• _Short task_: Nothing outside the lines from the one containing "Give me the" down to the one containing "var yMax = 8" belongs in the copy; print that span exactly, both ends included, with pictures removed.

• _Exercise materials_:

>> Begin

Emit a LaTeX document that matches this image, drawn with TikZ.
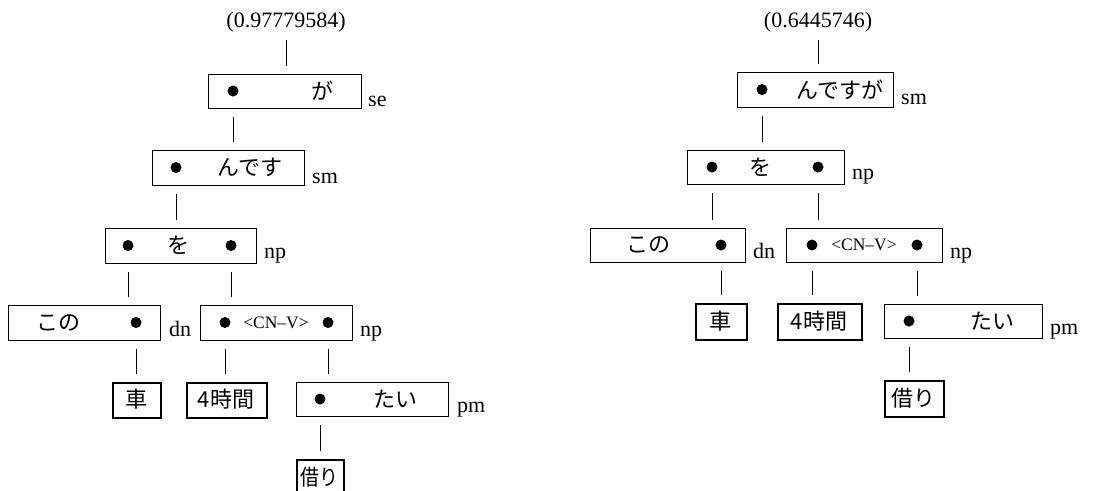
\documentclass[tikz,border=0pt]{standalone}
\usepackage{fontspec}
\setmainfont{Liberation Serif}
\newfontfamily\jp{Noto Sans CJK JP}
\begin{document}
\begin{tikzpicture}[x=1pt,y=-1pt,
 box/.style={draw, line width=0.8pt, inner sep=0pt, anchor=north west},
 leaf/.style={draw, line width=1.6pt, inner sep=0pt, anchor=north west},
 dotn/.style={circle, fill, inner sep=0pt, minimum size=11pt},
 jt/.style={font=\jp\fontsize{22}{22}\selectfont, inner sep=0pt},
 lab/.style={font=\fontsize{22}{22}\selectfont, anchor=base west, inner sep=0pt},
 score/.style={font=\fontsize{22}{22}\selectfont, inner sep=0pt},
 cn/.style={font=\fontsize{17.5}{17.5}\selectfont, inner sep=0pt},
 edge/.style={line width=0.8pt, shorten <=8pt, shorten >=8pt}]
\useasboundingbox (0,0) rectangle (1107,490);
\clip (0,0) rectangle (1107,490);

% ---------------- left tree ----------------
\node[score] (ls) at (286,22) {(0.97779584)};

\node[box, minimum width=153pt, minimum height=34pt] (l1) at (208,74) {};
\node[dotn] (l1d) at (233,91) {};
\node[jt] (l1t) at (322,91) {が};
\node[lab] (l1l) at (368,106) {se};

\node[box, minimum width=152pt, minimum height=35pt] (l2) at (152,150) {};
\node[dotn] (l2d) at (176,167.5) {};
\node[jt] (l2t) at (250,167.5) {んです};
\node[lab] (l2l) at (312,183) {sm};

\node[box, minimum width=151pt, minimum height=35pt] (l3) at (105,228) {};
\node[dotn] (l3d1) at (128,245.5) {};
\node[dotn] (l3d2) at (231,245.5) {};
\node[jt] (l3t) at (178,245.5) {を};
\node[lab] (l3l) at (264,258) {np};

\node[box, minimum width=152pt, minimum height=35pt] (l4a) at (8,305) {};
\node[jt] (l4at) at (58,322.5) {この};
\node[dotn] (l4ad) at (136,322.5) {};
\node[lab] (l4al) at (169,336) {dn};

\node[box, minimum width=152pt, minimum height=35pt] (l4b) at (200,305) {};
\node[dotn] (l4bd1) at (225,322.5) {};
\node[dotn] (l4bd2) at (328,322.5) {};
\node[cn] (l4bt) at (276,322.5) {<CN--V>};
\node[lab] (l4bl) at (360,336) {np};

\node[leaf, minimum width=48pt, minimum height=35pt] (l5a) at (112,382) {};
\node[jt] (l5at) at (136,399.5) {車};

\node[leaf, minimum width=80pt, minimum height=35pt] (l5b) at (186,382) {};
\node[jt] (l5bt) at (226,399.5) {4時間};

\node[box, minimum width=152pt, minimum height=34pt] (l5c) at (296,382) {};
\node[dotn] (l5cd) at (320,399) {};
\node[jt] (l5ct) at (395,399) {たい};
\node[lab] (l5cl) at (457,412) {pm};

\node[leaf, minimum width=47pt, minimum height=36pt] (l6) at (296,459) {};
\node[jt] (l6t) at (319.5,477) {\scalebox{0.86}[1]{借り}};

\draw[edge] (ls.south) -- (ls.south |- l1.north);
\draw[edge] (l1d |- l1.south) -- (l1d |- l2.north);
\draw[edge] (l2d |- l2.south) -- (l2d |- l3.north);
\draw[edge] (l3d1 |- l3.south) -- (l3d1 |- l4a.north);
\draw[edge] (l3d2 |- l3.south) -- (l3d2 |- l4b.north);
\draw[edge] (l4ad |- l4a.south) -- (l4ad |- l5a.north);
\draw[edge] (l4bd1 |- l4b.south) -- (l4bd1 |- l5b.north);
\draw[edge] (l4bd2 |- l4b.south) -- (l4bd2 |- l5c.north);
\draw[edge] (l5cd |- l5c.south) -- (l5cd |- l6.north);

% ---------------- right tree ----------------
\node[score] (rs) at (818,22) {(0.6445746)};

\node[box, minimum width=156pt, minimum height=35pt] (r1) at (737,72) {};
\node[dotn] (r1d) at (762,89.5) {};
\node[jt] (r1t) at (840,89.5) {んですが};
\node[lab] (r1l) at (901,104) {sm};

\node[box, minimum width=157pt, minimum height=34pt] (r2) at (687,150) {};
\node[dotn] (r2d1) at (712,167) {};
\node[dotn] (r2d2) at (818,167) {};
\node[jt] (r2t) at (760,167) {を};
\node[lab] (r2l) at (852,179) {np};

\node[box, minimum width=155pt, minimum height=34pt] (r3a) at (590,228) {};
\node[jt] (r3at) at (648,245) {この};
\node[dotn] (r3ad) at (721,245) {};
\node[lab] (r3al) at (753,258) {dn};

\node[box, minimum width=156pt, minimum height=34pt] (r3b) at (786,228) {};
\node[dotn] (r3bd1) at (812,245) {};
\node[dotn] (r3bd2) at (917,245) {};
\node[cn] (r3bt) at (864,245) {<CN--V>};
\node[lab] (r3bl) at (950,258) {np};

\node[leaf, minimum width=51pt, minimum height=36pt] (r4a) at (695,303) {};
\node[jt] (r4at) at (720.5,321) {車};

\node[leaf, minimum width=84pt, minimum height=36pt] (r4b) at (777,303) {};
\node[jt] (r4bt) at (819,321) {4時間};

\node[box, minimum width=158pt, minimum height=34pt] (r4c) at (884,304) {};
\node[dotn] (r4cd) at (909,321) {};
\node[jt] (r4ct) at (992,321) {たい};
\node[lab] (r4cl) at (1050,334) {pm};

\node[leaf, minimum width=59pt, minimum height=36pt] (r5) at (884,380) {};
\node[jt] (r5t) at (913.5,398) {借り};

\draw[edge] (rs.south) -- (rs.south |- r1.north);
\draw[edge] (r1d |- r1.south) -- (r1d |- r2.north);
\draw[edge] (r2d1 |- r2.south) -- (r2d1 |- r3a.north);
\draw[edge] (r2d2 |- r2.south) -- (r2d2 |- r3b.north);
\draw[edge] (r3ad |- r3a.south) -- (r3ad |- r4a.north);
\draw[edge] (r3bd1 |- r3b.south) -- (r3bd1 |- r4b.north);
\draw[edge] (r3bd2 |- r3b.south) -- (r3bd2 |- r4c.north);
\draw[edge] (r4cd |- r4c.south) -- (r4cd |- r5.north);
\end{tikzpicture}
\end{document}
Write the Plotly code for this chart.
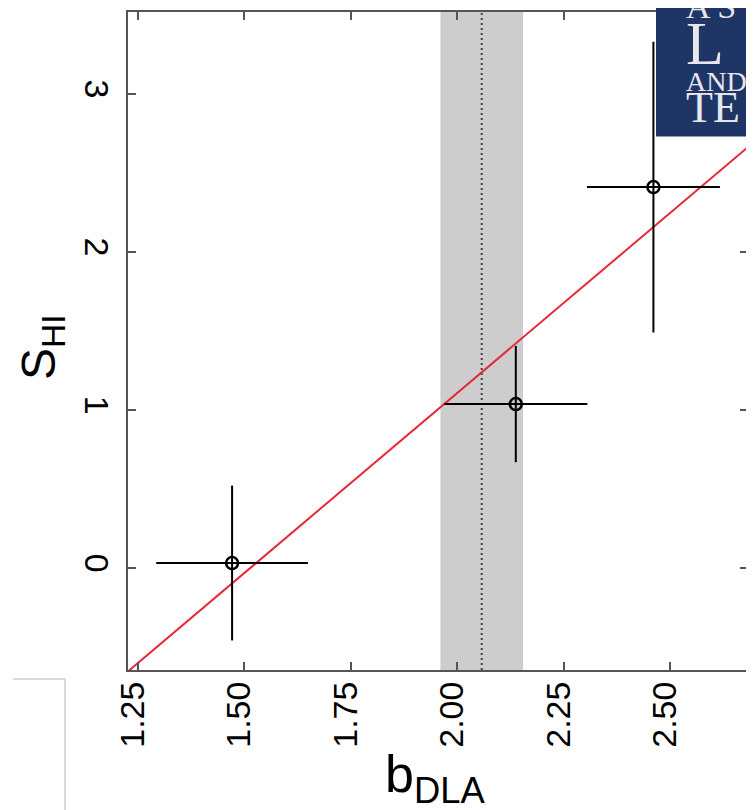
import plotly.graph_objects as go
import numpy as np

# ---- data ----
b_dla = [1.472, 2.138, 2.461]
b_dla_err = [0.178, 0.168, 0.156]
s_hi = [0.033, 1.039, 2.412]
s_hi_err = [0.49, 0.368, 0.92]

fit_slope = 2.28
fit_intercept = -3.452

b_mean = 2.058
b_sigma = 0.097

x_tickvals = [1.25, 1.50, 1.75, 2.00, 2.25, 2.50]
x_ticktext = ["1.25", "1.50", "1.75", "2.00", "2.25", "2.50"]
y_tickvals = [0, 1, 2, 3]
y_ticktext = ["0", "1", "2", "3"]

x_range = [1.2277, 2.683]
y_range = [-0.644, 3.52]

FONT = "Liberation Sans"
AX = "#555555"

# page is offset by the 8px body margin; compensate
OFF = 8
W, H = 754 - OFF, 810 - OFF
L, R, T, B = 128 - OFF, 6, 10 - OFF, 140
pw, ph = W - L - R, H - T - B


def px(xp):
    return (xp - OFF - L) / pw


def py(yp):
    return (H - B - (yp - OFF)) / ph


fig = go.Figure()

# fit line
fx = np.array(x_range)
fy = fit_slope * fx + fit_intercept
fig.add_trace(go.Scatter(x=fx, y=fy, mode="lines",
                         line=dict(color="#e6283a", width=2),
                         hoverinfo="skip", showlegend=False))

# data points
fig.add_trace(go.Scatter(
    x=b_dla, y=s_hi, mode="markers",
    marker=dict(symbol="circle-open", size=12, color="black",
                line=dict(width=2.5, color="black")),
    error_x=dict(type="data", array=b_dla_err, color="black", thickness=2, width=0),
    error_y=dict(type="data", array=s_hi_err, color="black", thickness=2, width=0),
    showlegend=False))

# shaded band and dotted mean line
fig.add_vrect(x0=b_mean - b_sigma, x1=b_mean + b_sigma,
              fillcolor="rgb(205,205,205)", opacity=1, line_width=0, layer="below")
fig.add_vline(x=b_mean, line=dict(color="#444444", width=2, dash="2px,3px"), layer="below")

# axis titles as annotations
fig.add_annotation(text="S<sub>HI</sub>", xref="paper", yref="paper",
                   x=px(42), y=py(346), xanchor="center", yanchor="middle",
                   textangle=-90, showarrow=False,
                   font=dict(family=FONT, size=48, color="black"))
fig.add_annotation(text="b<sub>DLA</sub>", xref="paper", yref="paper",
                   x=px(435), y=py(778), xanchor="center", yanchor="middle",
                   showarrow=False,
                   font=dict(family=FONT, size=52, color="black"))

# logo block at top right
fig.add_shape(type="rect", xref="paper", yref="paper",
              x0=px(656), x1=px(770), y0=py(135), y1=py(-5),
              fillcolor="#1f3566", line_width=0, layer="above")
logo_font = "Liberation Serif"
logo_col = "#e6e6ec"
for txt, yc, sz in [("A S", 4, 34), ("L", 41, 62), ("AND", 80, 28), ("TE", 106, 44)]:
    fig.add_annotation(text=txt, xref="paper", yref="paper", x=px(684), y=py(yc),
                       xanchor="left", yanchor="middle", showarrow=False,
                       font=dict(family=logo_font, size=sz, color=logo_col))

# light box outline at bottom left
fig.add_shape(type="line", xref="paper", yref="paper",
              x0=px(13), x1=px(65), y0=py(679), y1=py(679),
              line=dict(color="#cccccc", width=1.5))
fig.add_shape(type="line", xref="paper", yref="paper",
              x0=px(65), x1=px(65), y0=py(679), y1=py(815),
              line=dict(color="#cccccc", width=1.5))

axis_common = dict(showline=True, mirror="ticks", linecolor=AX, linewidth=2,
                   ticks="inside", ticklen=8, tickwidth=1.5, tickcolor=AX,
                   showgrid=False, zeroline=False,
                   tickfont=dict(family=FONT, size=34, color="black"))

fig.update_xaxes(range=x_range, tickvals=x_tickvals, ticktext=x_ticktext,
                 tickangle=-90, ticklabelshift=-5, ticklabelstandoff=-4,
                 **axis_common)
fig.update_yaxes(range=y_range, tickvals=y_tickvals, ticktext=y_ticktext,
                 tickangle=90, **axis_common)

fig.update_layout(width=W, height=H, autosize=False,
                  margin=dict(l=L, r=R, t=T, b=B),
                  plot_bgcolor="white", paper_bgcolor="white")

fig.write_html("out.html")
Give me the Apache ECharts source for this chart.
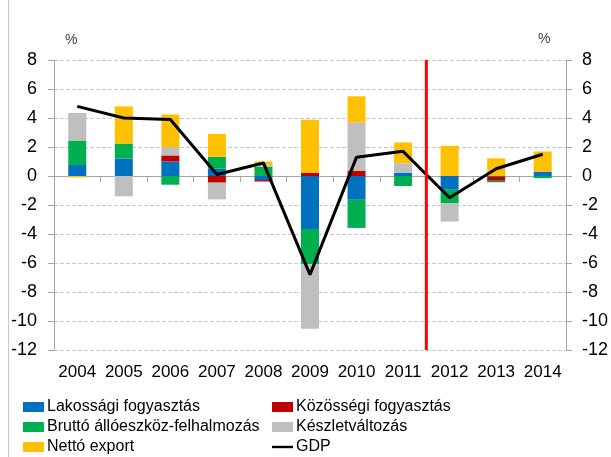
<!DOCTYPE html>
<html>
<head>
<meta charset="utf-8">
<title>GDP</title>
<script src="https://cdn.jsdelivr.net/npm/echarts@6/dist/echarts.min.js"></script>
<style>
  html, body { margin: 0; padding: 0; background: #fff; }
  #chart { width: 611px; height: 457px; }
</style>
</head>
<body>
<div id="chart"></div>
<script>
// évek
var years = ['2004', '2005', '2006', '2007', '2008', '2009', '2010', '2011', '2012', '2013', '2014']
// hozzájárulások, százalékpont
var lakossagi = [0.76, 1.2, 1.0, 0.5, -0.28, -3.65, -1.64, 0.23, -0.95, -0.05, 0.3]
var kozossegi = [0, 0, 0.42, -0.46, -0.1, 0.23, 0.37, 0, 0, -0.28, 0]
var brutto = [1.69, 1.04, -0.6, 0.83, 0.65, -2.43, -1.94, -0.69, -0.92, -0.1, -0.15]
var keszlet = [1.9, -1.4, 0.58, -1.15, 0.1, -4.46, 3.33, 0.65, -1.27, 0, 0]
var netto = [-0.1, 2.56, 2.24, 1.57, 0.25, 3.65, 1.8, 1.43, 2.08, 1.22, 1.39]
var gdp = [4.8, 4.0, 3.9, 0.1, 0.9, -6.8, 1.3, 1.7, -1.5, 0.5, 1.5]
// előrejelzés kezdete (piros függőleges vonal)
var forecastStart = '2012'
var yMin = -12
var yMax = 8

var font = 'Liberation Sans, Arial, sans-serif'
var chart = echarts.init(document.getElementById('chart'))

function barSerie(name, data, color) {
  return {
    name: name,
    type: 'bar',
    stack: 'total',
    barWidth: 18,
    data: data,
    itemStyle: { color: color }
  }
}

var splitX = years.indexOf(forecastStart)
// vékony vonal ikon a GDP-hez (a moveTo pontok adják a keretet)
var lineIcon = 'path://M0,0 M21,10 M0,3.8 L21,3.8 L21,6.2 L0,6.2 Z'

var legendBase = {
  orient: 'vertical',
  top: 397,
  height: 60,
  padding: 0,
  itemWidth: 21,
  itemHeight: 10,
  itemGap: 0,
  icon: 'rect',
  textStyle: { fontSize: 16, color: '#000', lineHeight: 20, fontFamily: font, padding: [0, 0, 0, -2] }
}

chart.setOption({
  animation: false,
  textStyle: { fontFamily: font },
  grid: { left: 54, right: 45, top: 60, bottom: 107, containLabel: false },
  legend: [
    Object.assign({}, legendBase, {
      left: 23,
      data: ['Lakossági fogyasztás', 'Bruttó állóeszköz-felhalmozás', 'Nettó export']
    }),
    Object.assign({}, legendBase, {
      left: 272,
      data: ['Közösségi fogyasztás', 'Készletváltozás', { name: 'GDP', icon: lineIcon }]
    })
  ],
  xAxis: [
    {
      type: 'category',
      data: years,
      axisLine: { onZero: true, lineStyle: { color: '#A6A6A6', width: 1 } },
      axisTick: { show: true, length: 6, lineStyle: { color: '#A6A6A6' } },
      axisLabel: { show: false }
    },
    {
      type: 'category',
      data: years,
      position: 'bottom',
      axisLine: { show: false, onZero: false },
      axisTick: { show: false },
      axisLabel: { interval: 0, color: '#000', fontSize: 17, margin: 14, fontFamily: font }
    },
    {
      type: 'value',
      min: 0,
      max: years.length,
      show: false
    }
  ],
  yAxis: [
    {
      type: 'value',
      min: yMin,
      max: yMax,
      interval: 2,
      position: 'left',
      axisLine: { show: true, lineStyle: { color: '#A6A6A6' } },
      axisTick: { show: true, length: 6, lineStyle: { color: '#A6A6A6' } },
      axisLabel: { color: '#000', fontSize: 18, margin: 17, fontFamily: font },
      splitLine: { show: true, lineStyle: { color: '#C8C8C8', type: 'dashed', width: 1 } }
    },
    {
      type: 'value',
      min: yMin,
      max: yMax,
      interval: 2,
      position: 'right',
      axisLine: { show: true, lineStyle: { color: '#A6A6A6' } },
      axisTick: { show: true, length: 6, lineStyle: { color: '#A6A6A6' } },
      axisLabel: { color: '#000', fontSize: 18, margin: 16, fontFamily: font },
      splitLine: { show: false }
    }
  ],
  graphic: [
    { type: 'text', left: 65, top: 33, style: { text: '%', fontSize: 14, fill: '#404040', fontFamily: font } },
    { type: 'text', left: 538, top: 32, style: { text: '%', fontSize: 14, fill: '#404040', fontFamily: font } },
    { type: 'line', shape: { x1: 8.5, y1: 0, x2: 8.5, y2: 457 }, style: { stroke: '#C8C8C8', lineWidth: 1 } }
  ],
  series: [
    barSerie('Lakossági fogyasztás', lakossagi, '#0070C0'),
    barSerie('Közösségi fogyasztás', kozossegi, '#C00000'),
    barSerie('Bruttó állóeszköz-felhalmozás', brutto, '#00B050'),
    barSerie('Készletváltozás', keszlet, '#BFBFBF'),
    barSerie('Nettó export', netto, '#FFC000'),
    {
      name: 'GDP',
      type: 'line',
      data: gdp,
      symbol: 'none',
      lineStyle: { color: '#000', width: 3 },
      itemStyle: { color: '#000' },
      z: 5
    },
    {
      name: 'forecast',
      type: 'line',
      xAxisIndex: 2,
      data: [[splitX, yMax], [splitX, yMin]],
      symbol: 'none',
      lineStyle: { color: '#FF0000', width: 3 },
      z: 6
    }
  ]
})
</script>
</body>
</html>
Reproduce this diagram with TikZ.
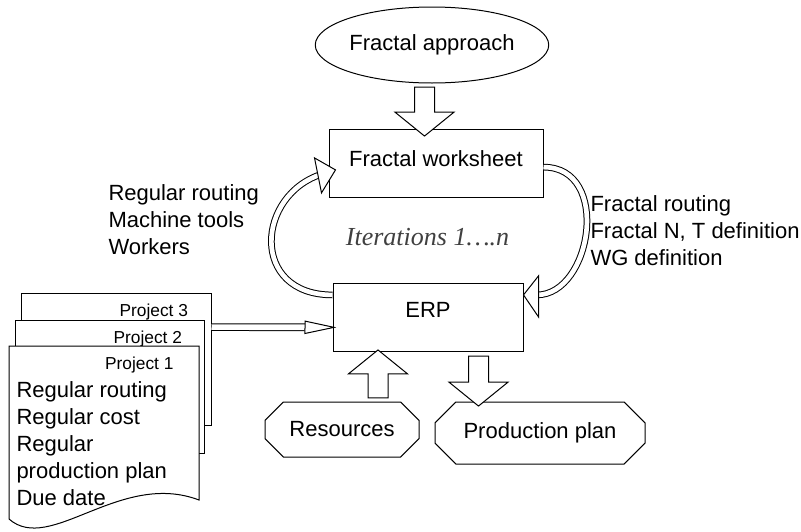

>> End

• _The output_:
Give me the Apache ECharts source for this chart.
<!DOCTYPE html>
<html>
<head>
<meta charset="utf-8">
<title>GDP</title>
<script src="https://cdn.jsdelivr.net/npm/echarts@6/dist/echarts.min.js"></script>
<style>
  html, body { margin: 0; padding: 0; background: #fff; }
  #chart { width: 611px; height: 457px; }
</style>
</head>
<body>
<div id="chart"></div>
<script>
// évek
var years = ['2004', '2005', '2006', '2007', '2008', '2009', '2010', '2011', '2012', '2013', '2014']
// hozzájárulások, százalékpont
var lakossagi = [0.76, 1.2, 1.0, 0.5, -0.28, -3.65, -1.64, 0.23, -0.95, -0.05, 0.3]
var kozossegi = [0, 0, 0.42, -0.46, -0.1, 0.23, 0.37, 0, 0, -0.28, 0]
var brutto = [1.69, 1.04, -0.6, 0.83, 0.65, -2.43, -1.94, -0.69, -0.92, -0.1, -0.15]
var keszlet = [1.9, -1.4, 0.58, -1.15, 0.1, -4.46, 3.33, 0.65, -1.27, 0, 0]
var netto = [-0.1, 2.56, 2.24, 1.57, 0.25, 3.65, 1.8, 1.43, 2.08, 1.22, 1.39]
var gdp = [4.8, 4.0, 3.9, 0.1, 0.9, -6.8, 1.3, 1.7, -1.5, 0.5, 1.5]
// előrejelzés kezdete (piros függőleges vonal)
var forecastStart = '2012'
var yMin = -12
var yMax = 8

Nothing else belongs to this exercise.